Werner Herzog en Buenos Aires. Página 12. 1997.
| Foto: Página 12
1976-1977. Plena dictadura militar. Con unos amigos, teníamos un cine-club que funcionaba en La Manzana de las Luces, a un par de cuadras de la Plaza de Mayo, nada menos. Conseguíamos de distintas fuentes copias en 16mm que proyectábamos torpemente nosotros mismos, pero nuestro principal dealer era el Goethe-Institut. Fassbinder todavía estaba vivo y siempre nos llegaba alguna nueva película suya, que nos deslumbraba más que la anterior. No podíamos creer que ese cine, tan revulsivo, fuera posible. O el desconcierto y la felicidad que nos proporcionó descubrir La muerte de María Malibrán, de un tal Werner Schroeter, que nos llevó a escribir unos textos delirantes en el programa de mano mimeografiado. En esos tiempos de oscuridad, el Goethe era un faro, una casa amiga, un cómplice. En tiempos de inmovilidad, traía la danza revolucionaria de Pina Bausch y Susanne Linke. En tiempos de silencio, hacía explotar su propio auditorio con el free jazz de Albert Mangelsdorff y Joachim Kühn…

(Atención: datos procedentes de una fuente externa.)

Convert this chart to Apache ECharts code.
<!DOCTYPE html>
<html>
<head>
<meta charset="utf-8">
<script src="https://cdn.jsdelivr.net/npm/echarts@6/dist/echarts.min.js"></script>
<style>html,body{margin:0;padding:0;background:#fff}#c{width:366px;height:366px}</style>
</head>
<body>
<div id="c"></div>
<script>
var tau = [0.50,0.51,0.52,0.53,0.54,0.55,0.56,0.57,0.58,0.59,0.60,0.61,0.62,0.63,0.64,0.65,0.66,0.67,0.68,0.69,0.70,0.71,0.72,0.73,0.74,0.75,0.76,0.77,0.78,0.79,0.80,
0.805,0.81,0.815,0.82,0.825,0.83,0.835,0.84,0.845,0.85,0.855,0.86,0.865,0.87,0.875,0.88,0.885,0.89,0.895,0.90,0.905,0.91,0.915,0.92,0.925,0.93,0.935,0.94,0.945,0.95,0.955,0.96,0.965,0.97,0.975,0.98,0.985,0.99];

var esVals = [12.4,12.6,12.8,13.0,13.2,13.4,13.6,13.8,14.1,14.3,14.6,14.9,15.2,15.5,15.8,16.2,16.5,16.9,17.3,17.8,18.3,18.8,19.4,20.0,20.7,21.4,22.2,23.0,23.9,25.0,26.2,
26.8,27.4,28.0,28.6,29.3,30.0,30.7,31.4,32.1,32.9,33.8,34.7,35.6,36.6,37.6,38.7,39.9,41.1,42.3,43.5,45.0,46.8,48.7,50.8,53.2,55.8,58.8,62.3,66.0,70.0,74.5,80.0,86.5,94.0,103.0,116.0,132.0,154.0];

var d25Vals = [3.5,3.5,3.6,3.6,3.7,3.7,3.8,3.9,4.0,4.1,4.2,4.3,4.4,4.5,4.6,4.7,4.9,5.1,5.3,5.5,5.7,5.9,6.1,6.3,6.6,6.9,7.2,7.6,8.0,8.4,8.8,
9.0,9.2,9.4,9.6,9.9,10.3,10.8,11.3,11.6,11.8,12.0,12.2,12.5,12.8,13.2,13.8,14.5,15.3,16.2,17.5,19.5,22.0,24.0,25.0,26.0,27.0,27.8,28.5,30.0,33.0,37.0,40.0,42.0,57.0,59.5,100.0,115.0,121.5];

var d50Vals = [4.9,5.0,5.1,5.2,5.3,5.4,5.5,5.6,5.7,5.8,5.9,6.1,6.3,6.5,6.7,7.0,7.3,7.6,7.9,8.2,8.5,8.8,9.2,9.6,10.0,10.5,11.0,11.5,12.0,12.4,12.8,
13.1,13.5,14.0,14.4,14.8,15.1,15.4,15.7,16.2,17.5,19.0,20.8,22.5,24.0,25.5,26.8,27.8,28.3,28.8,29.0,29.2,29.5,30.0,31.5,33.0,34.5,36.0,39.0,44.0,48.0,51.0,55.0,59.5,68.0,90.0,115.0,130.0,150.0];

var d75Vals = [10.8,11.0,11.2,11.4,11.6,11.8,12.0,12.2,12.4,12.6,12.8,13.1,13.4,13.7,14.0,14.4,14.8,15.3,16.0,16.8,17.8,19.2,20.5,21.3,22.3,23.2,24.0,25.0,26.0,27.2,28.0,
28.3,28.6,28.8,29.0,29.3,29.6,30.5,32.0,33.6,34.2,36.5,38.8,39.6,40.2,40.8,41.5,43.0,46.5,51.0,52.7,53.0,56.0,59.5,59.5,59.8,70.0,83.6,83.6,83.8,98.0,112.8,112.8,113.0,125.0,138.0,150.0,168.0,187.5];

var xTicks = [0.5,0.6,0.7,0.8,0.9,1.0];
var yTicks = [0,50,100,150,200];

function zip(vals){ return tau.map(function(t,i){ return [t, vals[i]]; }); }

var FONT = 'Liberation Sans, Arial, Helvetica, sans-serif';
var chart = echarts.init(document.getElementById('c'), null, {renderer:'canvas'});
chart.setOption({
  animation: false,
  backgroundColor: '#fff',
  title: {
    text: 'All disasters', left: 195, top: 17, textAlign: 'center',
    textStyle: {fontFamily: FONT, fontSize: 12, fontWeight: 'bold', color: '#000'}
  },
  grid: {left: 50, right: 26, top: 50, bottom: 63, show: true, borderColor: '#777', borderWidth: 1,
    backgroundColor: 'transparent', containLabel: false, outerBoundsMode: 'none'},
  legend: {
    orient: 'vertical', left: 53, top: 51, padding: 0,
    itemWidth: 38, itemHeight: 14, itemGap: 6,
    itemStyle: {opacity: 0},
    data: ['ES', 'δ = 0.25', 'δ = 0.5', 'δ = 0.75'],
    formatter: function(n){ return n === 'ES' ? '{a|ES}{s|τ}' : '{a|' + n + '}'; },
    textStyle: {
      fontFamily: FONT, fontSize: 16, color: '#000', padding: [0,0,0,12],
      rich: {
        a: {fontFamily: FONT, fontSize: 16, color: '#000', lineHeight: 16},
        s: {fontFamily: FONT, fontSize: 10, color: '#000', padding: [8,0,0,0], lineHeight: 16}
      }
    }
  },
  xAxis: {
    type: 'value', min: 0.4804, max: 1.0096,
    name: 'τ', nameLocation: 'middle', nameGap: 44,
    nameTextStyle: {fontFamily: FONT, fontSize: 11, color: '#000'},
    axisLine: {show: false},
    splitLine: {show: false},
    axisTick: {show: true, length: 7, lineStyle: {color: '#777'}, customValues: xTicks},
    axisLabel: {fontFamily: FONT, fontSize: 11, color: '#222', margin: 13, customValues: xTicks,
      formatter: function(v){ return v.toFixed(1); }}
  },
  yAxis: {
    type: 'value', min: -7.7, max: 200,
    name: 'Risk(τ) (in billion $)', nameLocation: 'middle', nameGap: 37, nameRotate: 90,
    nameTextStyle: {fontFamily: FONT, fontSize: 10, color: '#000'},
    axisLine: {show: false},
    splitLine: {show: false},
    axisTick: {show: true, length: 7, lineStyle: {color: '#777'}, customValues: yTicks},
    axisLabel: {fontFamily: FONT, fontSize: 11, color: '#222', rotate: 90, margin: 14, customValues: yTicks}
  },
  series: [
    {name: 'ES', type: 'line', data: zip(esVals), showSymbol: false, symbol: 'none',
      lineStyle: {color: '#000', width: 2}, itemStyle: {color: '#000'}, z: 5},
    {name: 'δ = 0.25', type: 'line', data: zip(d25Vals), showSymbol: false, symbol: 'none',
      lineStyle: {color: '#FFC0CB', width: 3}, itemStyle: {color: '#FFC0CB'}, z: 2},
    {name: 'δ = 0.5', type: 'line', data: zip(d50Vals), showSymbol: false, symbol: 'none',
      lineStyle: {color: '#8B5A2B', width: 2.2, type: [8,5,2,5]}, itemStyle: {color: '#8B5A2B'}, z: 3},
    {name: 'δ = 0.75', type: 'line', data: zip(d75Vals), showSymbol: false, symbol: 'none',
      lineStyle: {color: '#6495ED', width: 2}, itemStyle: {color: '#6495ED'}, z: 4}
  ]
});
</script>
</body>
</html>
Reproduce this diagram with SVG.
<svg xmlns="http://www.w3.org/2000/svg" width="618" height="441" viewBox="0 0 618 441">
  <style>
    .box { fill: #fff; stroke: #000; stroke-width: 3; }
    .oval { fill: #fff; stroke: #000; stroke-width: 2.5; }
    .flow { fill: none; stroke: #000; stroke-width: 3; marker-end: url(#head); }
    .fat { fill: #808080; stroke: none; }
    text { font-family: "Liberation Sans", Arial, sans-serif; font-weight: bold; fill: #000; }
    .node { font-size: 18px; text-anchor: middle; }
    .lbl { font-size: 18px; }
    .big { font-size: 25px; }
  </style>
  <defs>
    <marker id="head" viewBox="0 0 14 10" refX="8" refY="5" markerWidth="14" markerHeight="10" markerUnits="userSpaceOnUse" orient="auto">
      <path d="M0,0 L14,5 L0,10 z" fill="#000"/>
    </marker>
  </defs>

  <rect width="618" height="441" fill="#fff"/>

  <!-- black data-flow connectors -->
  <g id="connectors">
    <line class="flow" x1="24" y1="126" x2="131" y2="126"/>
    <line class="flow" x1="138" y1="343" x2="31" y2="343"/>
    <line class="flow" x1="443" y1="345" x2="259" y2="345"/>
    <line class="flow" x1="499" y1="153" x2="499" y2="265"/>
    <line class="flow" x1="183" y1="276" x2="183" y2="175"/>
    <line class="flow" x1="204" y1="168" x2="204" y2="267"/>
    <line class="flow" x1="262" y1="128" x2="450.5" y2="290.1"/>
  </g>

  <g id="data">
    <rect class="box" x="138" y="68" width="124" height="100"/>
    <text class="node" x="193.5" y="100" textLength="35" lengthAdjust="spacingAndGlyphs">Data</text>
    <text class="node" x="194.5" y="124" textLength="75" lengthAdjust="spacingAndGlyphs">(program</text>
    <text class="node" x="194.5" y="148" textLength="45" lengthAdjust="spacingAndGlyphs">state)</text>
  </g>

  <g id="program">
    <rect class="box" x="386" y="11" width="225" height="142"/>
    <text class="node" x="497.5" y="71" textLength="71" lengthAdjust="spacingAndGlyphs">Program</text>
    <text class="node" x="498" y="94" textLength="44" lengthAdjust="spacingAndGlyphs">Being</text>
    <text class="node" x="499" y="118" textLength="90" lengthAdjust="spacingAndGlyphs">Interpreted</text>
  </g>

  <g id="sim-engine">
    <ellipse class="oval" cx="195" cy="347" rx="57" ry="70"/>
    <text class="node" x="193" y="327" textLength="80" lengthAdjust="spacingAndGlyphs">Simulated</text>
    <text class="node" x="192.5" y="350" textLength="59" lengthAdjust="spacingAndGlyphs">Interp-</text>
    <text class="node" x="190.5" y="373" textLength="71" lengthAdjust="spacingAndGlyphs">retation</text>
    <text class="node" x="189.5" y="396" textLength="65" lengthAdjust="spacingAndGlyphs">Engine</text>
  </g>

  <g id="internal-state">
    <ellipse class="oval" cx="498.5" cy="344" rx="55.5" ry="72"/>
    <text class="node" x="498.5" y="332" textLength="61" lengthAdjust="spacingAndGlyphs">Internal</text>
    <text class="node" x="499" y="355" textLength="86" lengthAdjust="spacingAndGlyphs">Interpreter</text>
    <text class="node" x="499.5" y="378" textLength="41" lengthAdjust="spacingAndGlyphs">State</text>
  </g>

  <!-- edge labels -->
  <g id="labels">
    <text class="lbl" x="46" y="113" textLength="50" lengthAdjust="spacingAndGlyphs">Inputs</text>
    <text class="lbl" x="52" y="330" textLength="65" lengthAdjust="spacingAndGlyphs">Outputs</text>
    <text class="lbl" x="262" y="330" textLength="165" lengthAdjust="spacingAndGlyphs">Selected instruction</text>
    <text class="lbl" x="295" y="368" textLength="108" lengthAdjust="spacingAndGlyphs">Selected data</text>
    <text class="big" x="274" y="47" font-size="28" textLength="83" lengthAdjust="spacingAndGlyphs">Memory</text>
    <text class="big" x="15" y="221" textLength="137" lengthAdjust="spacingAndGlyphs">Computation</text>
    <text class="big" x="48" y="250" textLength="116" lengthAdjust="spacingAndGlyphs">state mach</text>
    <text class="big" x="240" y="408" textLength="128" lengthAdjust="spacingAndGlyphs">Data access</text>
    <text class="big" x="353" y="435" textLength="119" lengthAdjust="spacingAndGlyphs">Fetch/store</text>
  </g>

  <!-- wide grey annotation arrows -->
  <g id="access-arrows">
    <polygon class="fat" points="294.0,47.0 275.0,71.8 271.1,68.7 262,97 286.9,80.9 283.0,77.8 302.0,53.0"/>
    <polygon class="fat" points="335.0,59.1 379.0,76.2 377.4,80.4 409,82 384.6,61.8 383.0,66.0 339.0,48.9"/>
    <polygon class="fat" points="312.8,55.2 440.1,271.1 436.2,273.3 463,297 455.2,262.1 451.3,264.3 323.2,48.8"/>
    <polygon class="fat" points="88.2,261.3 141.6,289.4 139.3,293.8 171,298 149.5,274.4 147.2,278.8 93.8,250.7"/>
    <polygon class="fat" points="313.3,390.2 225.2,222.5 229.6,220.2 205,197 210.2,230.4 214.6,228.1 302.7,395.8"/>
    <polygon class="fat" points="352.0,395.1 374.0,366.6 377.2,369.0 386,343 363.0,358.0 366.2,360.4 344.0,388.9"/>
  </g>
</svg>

Más o menos para esa misma época, empecé a programar en la Lugones y el Goethe siguió siendo, siempre, el mejor aliado. Se sucedían los ciclos dedicados a Wenders, a Herzog, a Syberberg (los dos últimos estuvieron en la sala presentando sus retrospectivas), mientras íbamos repasando también lo mejor del cine mudo alemán: Lang, Lubitsch, Murnau... Nunca dejamos de trabajar juntos: el año pasado, con la Lugones exiliada de la Lugones, estuvieron Angela Schanelec y Juliane Henrich, presentando sus películas. Es evidente. Sin el Goethe, la Lugones no hubiera sido la misma. Y ahora venimos a descubrir que nacieron el mismo año. Tenemos mucho para celebrar. Y desde la Lugones, mucho para agradecerle al Goethe.